The code itself is robust, with the ability to solve angular and scalar formulations of the
transport equation in one, two, and three dimensions. We demonstrate a level-symmetric-
like Gaussian quadrature implemented for solving angular formulations and show that it
accurately integrates the spherical harmonics.
We present two acceleration methods, the two-grid (TG) and nonlinear diffusion acceleration (NDA) methods. The TG method is designed to accelerate the Gauss-Seidel (GS)
iteration process in the presence of large amounts of upscattering. We demonstrate the
effectiveness of the method using the BART code in one, two, and three dimensions. The
effectiveness is shown by a reduction in total GS iterations by a larger factor than is required
for the method to be efficient.

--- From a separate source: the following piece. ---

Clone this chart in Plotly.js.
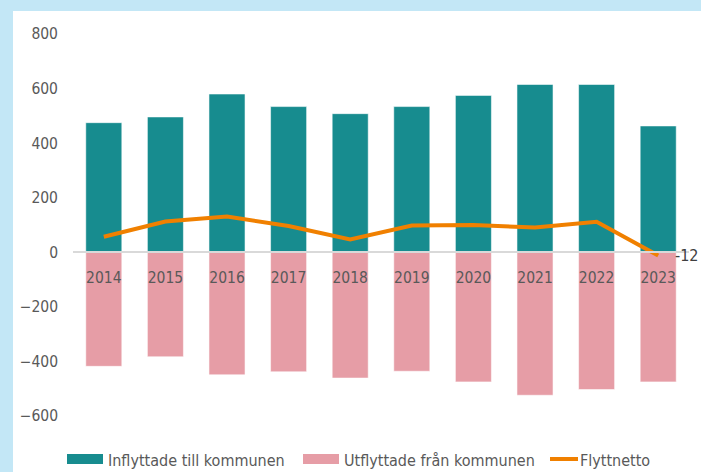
<!DOCTYPE html>
<html>
<head>
<meta charset="utf-8">
<script src="https://cdn.plot.ly/plotly-3.0.1.min.js"></script>
<style>
  html, body { margin: 0; padding: 0; background: #C3E7F6; width: 701px; height: 472px; overflow: hidden; }
  #chart { position: absolute; left: 13px; top: 11px; width: 688px; height: 461px; background: #fff; }
</style>
</head>
<body>
<div id="chart"></div>
<script>
// Data
const years = ['2014','2015','2016','2017','2018','2019','2020','2021','2022','2023'];
const inflyttade = [475, 496, 580, 534, 508, 534, 575, 615, 615, 463];
const utflyttade = [-418, -383, -449, -438, -461, -436, -475, -524, -503, -475];
const flyttnetto = [57, 113, 131, 96, 47, 98, 100, 91, 112, -12];
const seriesNames = ['Inflyttade till kommunen', 'Utflyttade från kommunen', 'Flyttnetto'];

const colTeal = '#178C8F';
const colPink = '#E69DA6';
const colOrange = '#F08000';
const txtCol = '#595959';
const FONT = '"DejaVu Sans Condensed", "Liberation Sans Narrow", sans-serif';

// layout geometry (div pixel coords)
const W = 688, H = 461;
const offX = 13, offY = 11; // div offset in page
const M = {l: 60, r: 12, t: 34 - offY, b: H - (416 - offY)};
const pw = W - M.l - M.r, ph = H - M.t - M.b;
const px = x => ((x - offX) - M.l) / pw;   // page x -> paper
const py = y => (H - M.b - (y - offY)) / ph; // page y -> paper

const yMin = -600, yMax = 800;

const traces = [
  {type: 'bar', name: seriesNames[0], x: years, y: inflyttade,
   marker: {color: colTeal, line: {color: 'rgba(255,255,255,0.55)', width: 1}}},
  {type: 'bar', name: seriesNames[1], x: years, y: utflyttade,
   marker: {color: colPink, line: {color: 'rgba(255,255,255,0.55)', width: 1}}},
  {type: 'scatter', mode: 'lines', name: seriesNames[2], x: years, y: flyttnetto,
   line: {color: colOrange, width: 4}}
];

const lastIdx = years.length - 1;

const shapes = [
  {type: 'rect', xref: 'paper', yref: 'paper', x0: px(67), x1: px(103), y0: py(464), y1: py(454),
   fillcolor: colTeal, line: {width: 0}},
  {type: 'rect', xref: 'paper', yref: 'paper', x0: px(303), x1: px(339), y0: py(464), y1: py(454),
   fillcolor: colPink, line: {width: 0}},
  {type: 'line', xref: 'paper', yref: 'paper', x0: px(550), x1: px(578), y0: py(459), y1: py(459),
   line: {color: colOrange, width: 4}}
];

const legFont = {family: FONT, size: 16, color: txtCol};
const annotations = [
  {xref: 'paper', yref: 'paper', x: px(106), y: py(460), xanchor: 'left', yanchor: 'middle',
   text: seriesNames[0], showarrow: false, font: legFont},
  {xref: 'paper', yref: 'paper', x: px(342), y: py(460), xanchor: 'left', yanchor: 'middle',
   text: seriesNames[1], showarrow: false, font: legFont},
  {xref: 'paper', yref: 'paper', x: px(578), y: py(460), xanchor: 'left', yanchor: 'middle',
   text: seriesNames[2], showarrow: false, font: legFont},
  {xref: 'x', yref: 'y', x: lastIdx, y: flyttnetto[lastIdx], xanchor: 'left', yanchor: 'middle',
   xshift: 15, yshift: 0,
   text: String(flyttnetto[lastIdx]), showarrow: false, font: {family: FONT, size: 16, color: '#404040'}}
];

const layout = {
  width: W, height: H,
  margin: M,
  paper_bgcolor: '#ffffff', plot_bgcolor: '#ffffff',
  barmode: 'relative', bargap: 0.415,
  showlegend: false,
  font: {family: FONT, size: 16, color: txtCol},
  xaxis: {
    type: 'category', range: [-0.5, years.length - 0.5], autorange: false,
    anchor: 'free', position: (0 - yMin) / (yMax - yMin),
    showline: true, linecolor: '#D9D9D9', linewidth: 2,
    showgrid: false, zeroline: false, ticks: '', ticklabelstandoff: 11,
    tickfont: {family: FONT, size: 15.5, color: txtCol}, fixedrange: true
  },
  yaxis: {
    range: [yMin, yMax], autorange: false, dtick: 200, tick0: 0,
    showgrid: false, zeroline: false, showline: false, ticks: '',
    ticklabelstandoff: 14,
    tickfont: {family: FONT, size: 15.5, color: txtCol}, fixedrange: true
  },
  shapes: shapes,
  annotations: annotations
};

Plotly.newPlot('chart', traces, layout, {displayModeBar: false, staticPlot: true});
</script>
</body>
</html>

We also demonstrate the benefits of the BART code, showing
more rapid convergence of the scattering source using the code’s unique instrumentation.
The NDA method is designed to accelerate convergence by converging diffusive error modes
more rapidly. We demonstrate effectiveness by reducing total iterations in one, and three
dimensions. For the one-dimensional case, we demonstrate a significant reduction in the
diffusive error modes using the BART Fourier analysis instrumentation.
We will examine the goals of the BART code and how the design meets these goals. By
examining two acceleration methods and analyzing them using the data we can collect using
this new tool, we will show the benefits of this novel code to the broader research community.
The BART code changes how people are able to implement, assess, and validate acceleration
methods. The ease of use and new information enables the development of new and better
methods so we can design and build better nuclear systems.